▶ **Dataset rows**

━━━━━━━━━━

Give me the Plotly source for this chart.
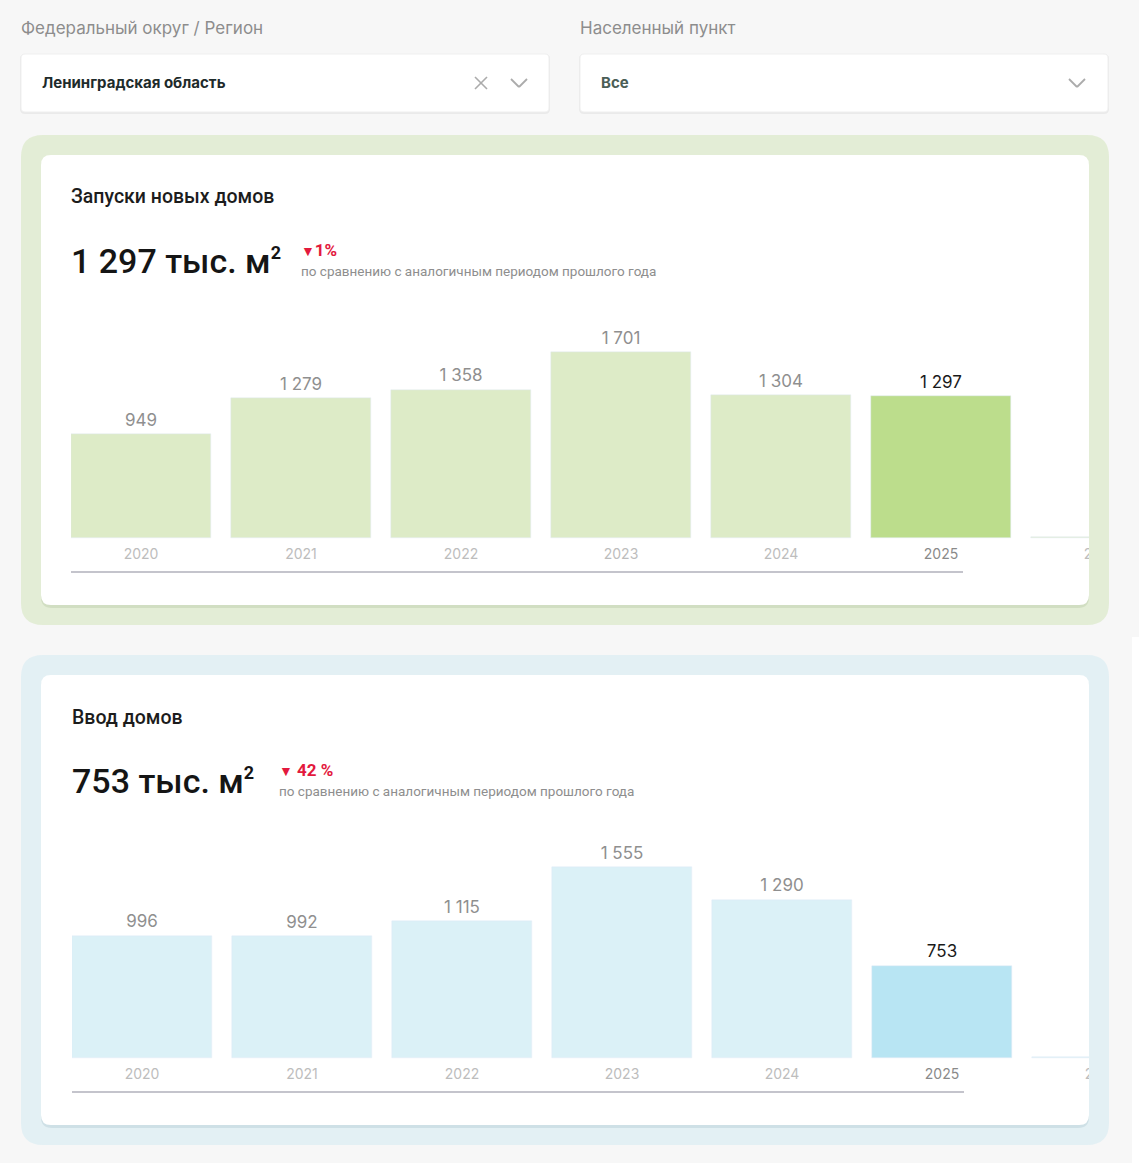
import plotly.graph_objects as go

W, H = 1139, 1163

# ---------------- data ----------------
years = ["2020", "2021", "2022", "2023", "2024", "2025", "2026"]
launches = [949, 1279, 1358, 1701, 1304, 1297, 12]      # Запуски новых домов, тыс. м²
commissioning = [996, 992, 1115, 1555, 1290, 753, 10]   # Ввод домов, тыс. м²
current_idx = 5

launch_total = "1 297"
launch_change = "1%"
comm_total = "753"
comm_change = "42 %"

region_label = "Федеральный округ / Регион"
region_value = "Ленинградская область"
city_label = "Населенный пункт"
city_value = "Все"
subtitle = "по сравнению с аналогичным периодом прошлого года"

# ---------------- helpers ----------------
def X(px):
    return px / W

def Y(py):
    return 1 - py / H

def rrect(x0, y0, x1, y1, r, fill, line=None, lw=0):
    pts = [
        ("M", x0 + r, y0), ("L", x1 - r, y0), ("Q", x1, y0, x1, y0 + r),
        ("L", x1, y1 - r), ("Q", x1, y1, x1 - r, y1), ("L", x0 + r, y1),
        ("Q", x0, y1, x0, y1 - r), ("L", x0, y0 + r), ("Q", x0, y0, x0 + r, y0),
    ]
    parts = []
    for p in pts:
        cmd = p[0]
        coords = p[1:]
        s = cmd + " " + " ".join(
            f"{X(coords[i]):.5f},{Y(coords[i+1]):.5f}" for i in range(0, len(coords), 2)
        )
        parts.append(s)
    path = " ".join(parts) + " Z"
    d = dict(type="path", path=path, xref="paper", yref="paper", fillcolor=fill,
             layer="below", line=dict(width=lw, color=line or "rgba(0,0,0,0)"))
    return d

def seg(x0, y0, x1, y1, color, w):
    return dict(type="line", xref="paper", yref="paper", x0=X(x0), y0=Y(y0),
                x1=X(x1), y1=Y(y1), line=dict(color=color, width=w), layer="above")

def fmt(v):
    return f"{v:,}".replace(",", " ")

FONT = "Inter"
FONT2 = "Roboto"

fig = go.Figure()

def add_chart(values, xa, ya, light, strong, x_left, base_py, top_py, bot_py, max_px):
    colors = [strong if i == current_idx else light for i in range(len(values))]
    fig.add_trace(go.Bar(x=list(range(len(values))), y=values, marker_color=colors,
                         width=0.875, xaxis=xa, yaxis=ya, hoverinfo="skip",
                         showlegend=False, cliponaxis=True))
    labels = [fmt(v) for v in values[:-1]] + [""]
    lcol = ["#1a1a1a" if i == current_idx else "#8f8f8f" for i in range(len(values))]
    fig.add_trace(go.Scatter(x=list(range(len(values))), y=values, mode="markers+text",
                             text=labels, textposition="top center",
                             marker=dict(size=5, opacity=0),
                             textfont=dict(family=FONT, size=17, color=lcol),
                             xaxis=xa, yaxis=ya, hoverinfo="skip", showlegend=False,
                             cliponaxis=True))
    k = max_px / max(values)
    ycol = ["#8a8a8a" if i == current_idx else "#bdbdbd" for i in range(len(values))]
    fig.add_trace(go.Scatter(x=list(range(len(values))), y=[-17 / k] * len(values),
                             mode="text", text=years, textposition="middle center",
                             textfont=dict(family=FONT, size=14, color=ycol),
                             xaxis=xa, yaxis=ya, hoverinfo="skip", showlegend=False,
                             cliponaxis=True))
    span = (1089 - x_left) / 160
    xr = [-0.4375, -0.4375 + span]
    yr = [-(bot_py - base_py) / k, (base_py - top_py) / k]
    return dict(domain=[X(x_left), X(1089)], range=xr, visible=False, fixedrange=True), \
           dict(domain=[Y(bot_py), Y(top_py)], range=yr, visible=False, fixedrange=True)

xa1, ya1 = add_chart(launches, "x", "y", "#ddebc7", "#bcdd8c", 71, 538, 310, 575, 186)
xa2, ya2 = add_chart(commissioning, "x2", "y2", "#dbf1f7", "#b8e5f3", 72, 1058, 830, 1095, 191)

shapes = []
# dropdowns
for (x0, x1) in [(21, 549), (580, 1108)]:
    shapes.append(rrect(x0 - 1, 54, x1 + 1, 114, 5, "rgba(0,0,0,0.05)"))
    shapes.append(rrect(x0, 54, x1, 112, 4, "#ffffff", "#efefef", 1))
# panels
shapes.append(rrect(21, 135, 1109, 625, 22, "#e3edd6"))
shapes.append(rrect(41, 156, 1089, 608, 11, "rgba(170,190,150,0.3)"))
shapes.append(rrect(41, 155, 1089, 605, 10, "#ffffff"))
shapes.append(rrect(21, 655, 1109, 1145, 22, "#e3f0f4"))
shapes.append(rrect(41, 676, 1089, 1128, 11, "rgba(160,190,200,0.3)"))
shapes.append(rrect(41, 675, 1089, 1125, 10, "#ffffff"))
shapes.append(dict(type="rect", xref="paper", yref="paper", x0=X(1132), x1=1, y0=0, y1=Y(637),
                   fillcolor="#ffffff", line=dict(width=0), layer="below"))
# axis lines
shapes.append(seg(71, 572, 963, 572, "#c4c4cc", 2))
shapes.append(seg(72, 1092, 964, 1092, "#c4c4cc", 2))
# icons
ic = "#ababab"
shapes.append(seg(475, 77, 487, 89, ic, 1.6))
shapes.append(seg(487, 77, 475, 89, ic, 1.6))
for cx in [519, 1077]:
    shapes.append(seg(cx - 8, 79, cx, 87, ic, 1.8))
    shapes.append(seg(cx, 87, cx + 8, 79, ic, 1.8))

ann = []
def txt(x, y, s, size, color, family=FONT, weight=400):
    ann.append(dict(x=X(x), y=Y(y), xref="paper", yref="paper", text=s, showarrow=False,
                    xanchor="left", yanchor="middle",
                    font=dict(family=family, size=size, color=color, weight=weight)))

txt(19, 28, region_label, 17, "#8d8d8d")
txt(578, 28, city_label, 17, "#8d8d8d")
txt(40, 83, region_value, 15, "#1e2b2b", weight=700)
txt(599, 83, city_value, 15, "#4b5e56", weight=700)

sup = "<sup><span style='font-size:18px;font-weight:bold'>2</span></sup>"
tri = "<span style='font-size:14px'>▼</span>"

txt(69, 197, "Запуски новых домов", 19.5, "#1c1c1c", FONT2, 500)
txt(69, 261, f"{launch_total} тыс. м{sup}", 34, "#151515", FONT2, 500)
txt(299, 250, f"{tri}{launch_change}", 17, "#e3193d", FONT2, 700)
txt(299, 271, subtitle, 13.5, "#8e8e8e", FONT2)

txt(70, 717, "Ввод домов", 19.5, "#1c1c1c", FONT2, 500)
txt(70, 781, f"{comm_total} тыс. м{sup}", 34, "#151515", FONT2, 500)
txt(277, 770, f"{tri} {comm_change}", 17, "#e3193d", FONT2, 700)
txt(277, 791, subtitle, 13.5, "#8e8e8e", FONT2)

fig.update_layout(
    width=W, height=H, margin=dict(l=0, r=0, t=0, b=0),
    paper_bgcolor="#f7f7f7", plot_bgcolor="rgba(0,0,0,0)",
    xaxis=xa1, yaxis=ya1, xaxis2=xa2, yaxis2=ya2,
    shapes=shapes, annotations=ann, bargap=0, showlegend=False,
)
fig.write_html("out.html", config={"displayModeBar": False},
               post_script="document.body.style.margin='0';document.body.style.background='#f7f7f7';")
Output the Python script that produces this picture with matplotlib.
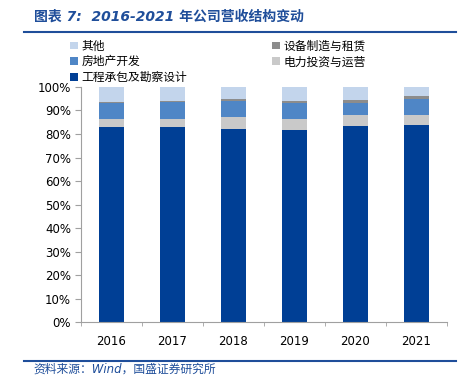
import numpy as np
import matplotlib.pyplot as plt
from matplotlib.patches import Patch
from matplotlib.lines import Line2D

plt.rcParams['font.family'] = ['DejaVu Sans', 'Noto Sans CJK SC']

years = ['2016', '2017', '2018', '2019', '2020', '2021']
# 各业务板块占比 (%)
engineering = [83.0, 83.0, 82.3, 81.5, 83.4, 83.7]   # 工程承包及勘察设计
power = [3.2, 3.5, 4.8, 5.0, 4.5, 4.2]              # 电力投资与运营
real_estate = [6.8, 7.0, 6.8, 6.5, 5.3, 6.8]        # 房地产开发
equipment = [0.7, 0.7, 0.8, 1.0, 1.1, 1.3]          # 设备制造与租赁
other = [6.3, 5.8, 5.3, 6.0, 5.7, 4.0]              # 其他

series = [
    ('工程承包及勘察设计', engineering, '#003F95'),
    ('电力投资与运营', power, '#C9C9C9'),
    ('房地产开发', real_estate, '#4F86C6'),
    ('设备制造与租赁', equipment, '#8C8C8C'),
    ('其他', other, '#C3D5EC'),
]

fig = plt.figure(figsize=(4.69, 3.88), dpi=100)
ax = fig.add_axes([0.172, 0.169, 0.781, 0.607])

x = np.arange(len(years))
bottom = np.zeros(len(years))
handles = {}
for name, vals, color in series:
    vals = np.array(vals) / 100.0
    ax.bar(x, vals, width=0.41, bottom=bottom, color=color, edgecolor='none')
    bottom += vals
    handles[name] = Patch(facecolor=color, edgecolor='none')

ax.set_xlim(-0.5, len(years) - 0.5)
ax.set_ylim(0, 1.0)
ax.set_yticks(np.arange(0, 1.01, 0.1))
ax.set_yticklabels([f'{int(round(v * 100))}%' for v in np.arange(0, 1.01, 0.1)], fontsize=8.5)
ax.set_xticks(x)
ax.set_xticklabels(years, fontsize=8.5)
ax.set_xticks(np.arange(-0.5, len(years)), minor=True)
ax.tick_params(axis='x', which='major', length=0, pad=9)
ax.tick_params(axis='x', which='minor', length=3, color='#A0A0A0', direction='out')
ax.tick_params(axis='y', length=4, color='#A0A0A0', pad=3)
for s in ['top', 'right']:
    ax.spines[s].set_visible(False)
for s in ['left', 'bottom']:
    ax.spines[s].set_color('#A0A0A0')
    ax.spines[s].set_linewidth(0.8)

# 图例
order = ['其他', '房地产开发', '工程承包及勘察设计', '设备制造与租赁', '电力投资与运营']
leg = fig.legend([handles[n] for n in order], order, ncol=2, loc='upper left',
                 bbox_to_anchor=(0.14, 0.91), frameon=False,
                 handlelength=0.65, handleheight=0.65, handletextpad=0.3,
                 labelspacing=0.22, columnspacing=7.2, borderaxespad=0,
                 prop={'family': ['Noto Sans CJK SC'], 'size': 8.5})

# 标题与来源
blue = '#1F4E9A'
fig.text(0.072, 0.958, '图表 7:  2016-2021 年公司营收结构变动', color=blue,
         fontsize=10, style='italic', fontweight='semibold', va='center',
         family=['DejaVu Sans', 'Noto Sans CJK SC'])
fig.add_artist(Line2D([0.051, 0.972], [0.917, 0.917], color=blue, lw=1.5))
fig.add_artist(Line2D([0.051, 0.972], [0.070, 0.070], color=blue, lw=1.5))
fig.text(0.072, 0.048, '资料来源：Wind，国盛证券研究所', color=blue, fontsize=8.5,
         style='italic', va='center', family=['DejaVu Sans', 'Noto Sans CJK SC'])

fig.savefig('out.png', dpi=100)
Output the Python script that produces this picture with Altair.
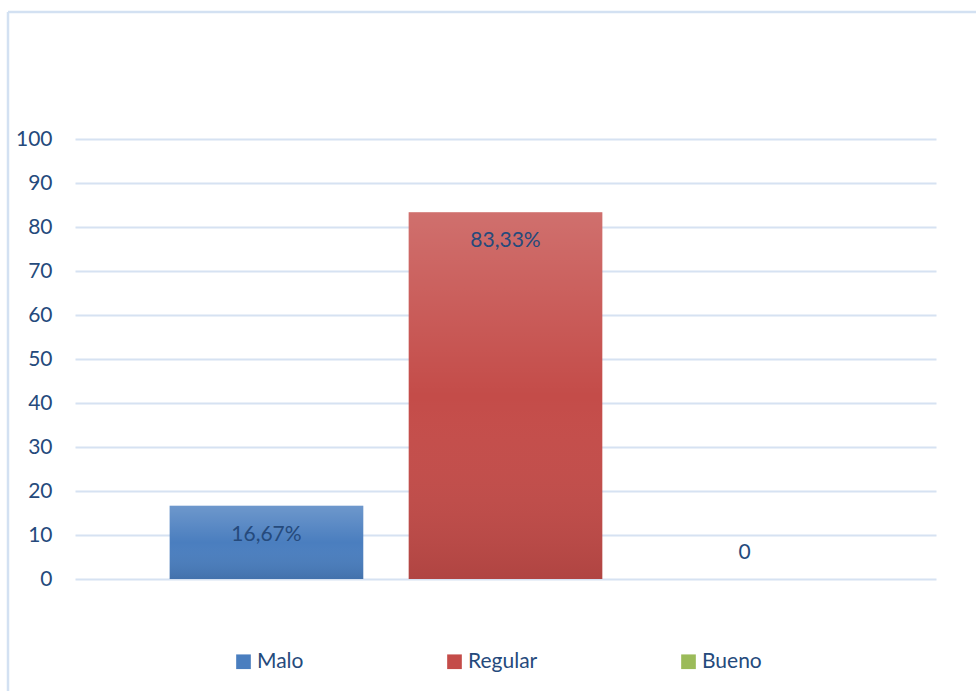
import altair as alt
import pandas as pd

categories = ["Malo", "Regular", "Bueno"]
values = [16.67, 83.33, 0]
labels = ["16,67%", "83,33%", "0"]
colors = ["#4a7ebf", "#c44c49", "#9bbb59"]

df = pd.DataFrame({"cat": categories, "val": values, "lab": labels})

FONT = "Lato"
TXT = "#254a7c"

x_enc = alt.X("cat:N", sort=categories,
              scale=alt.Scale(paddingInner=0.19, paddingOuter=0.396),
              axis=alt.Axis(labels=False, ticks=False, domain=False, title=None, grid=False))
y_scale = alt.Scale(domain=[0, 100], nice=False)

base = alt.Chart(df)

bars = base.mark_bar().encode(
    x=x_enc,
    y=alt.Y("val:Q", scale=y_scale,
            axis=alt.Axis(values=list(range(0, 101, 10)), title=None, ticks=False, domain=False,
                          labelPadding=23, labelFont=FONT, labelFontSize=21, labelColor=TXT,
                          gridColor="#d6e2f2", gridWidth=2)),
    color=alt.Color("cat:N", sort=categories,
                    scale=alt.Scale(domain=categories, range=colors),
                    legend=alt.Legend(title=None, orient="none", direction="horizontal",
                                      legendX=158, legendY=512, symbolType="square",
                                      symbolSize=215, symbolStrokeWidth=0,
                                      columnPadding=140, labelFont=FONT, labelFontSize=21,
                                      labelColor=TXT, labelOffset=3)),
)

shade = base.mark_bar(
    color=alt.Gradient(
        gradient="linear",
        stops=[alt.GradientStop(color="rgba(255,255,255,0.2)", offset=0),
               alt.GradientStop(color="rgba(255,255,255,0)", offset=0.5),
               alt.GradientStop(color="rgba(0,0,0,0.1)", offset=1)],
        x1=0, x2=0, y1=0, y2=1)
).encode(x=x_enc, y=alt.Y("val:Q", scale=y_scale))

txt_in = base.transform_filter("datum.val > 0").mark_text(
    baseline="middle", dy=29, font=FONT, fontSize=21, color=TXT
).encode(x=x_enc, y=alt.Y("val:Q", scale=y_scale), text="lab:N")

txt_zero = base.transform_filter("datum.val == 0").mark_text(
    baseline="middle", dy=-26, font=FONT, fontSize=21, color=TXT
).encode(x=x_enc, y=alt.Y("val:Q", scale=y_scale), text="lab:N")

frame_data = alt.Data(values=[{"a": 1}])
frame_left = alt.Chart(frame_data).mark_rule(color="#d3e1f2", strokeWidth=2.5).encode(
    x=alt.value(-67), y=alt.value(-127), y2=alt.value(560))
frame_top = alt.Chart(frame_data).mark_rule(color="#d3e1f2", strokeWidth=2.5).encode(
    x=alt.value(-67), x2=alt.value(910), y=alt.value(-127))

chart = alt.layer(bars, shade, txt_in, txt_zero, frame_left, frame_top).properties(
    width=861, height=440,
    padding={"left": 75, "top": 139, "right": 40, "bottom": 112},
    autosize=alt.AutoSizeParams(type="none"),
    background="white",
).configure_view(stroke=None)

chart.save("out.html", embed_options={"renderer": "svg", "actions": False})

━━━━━━━━━━

▶ **Task**
Which lines contain "this"? Copy each of them.

▶ **Exercise answer**
Give me the Plotly source for this chart.
Output the Python script that produces this picture with matplotlib.
Output the Python script that produces this picture with Altair.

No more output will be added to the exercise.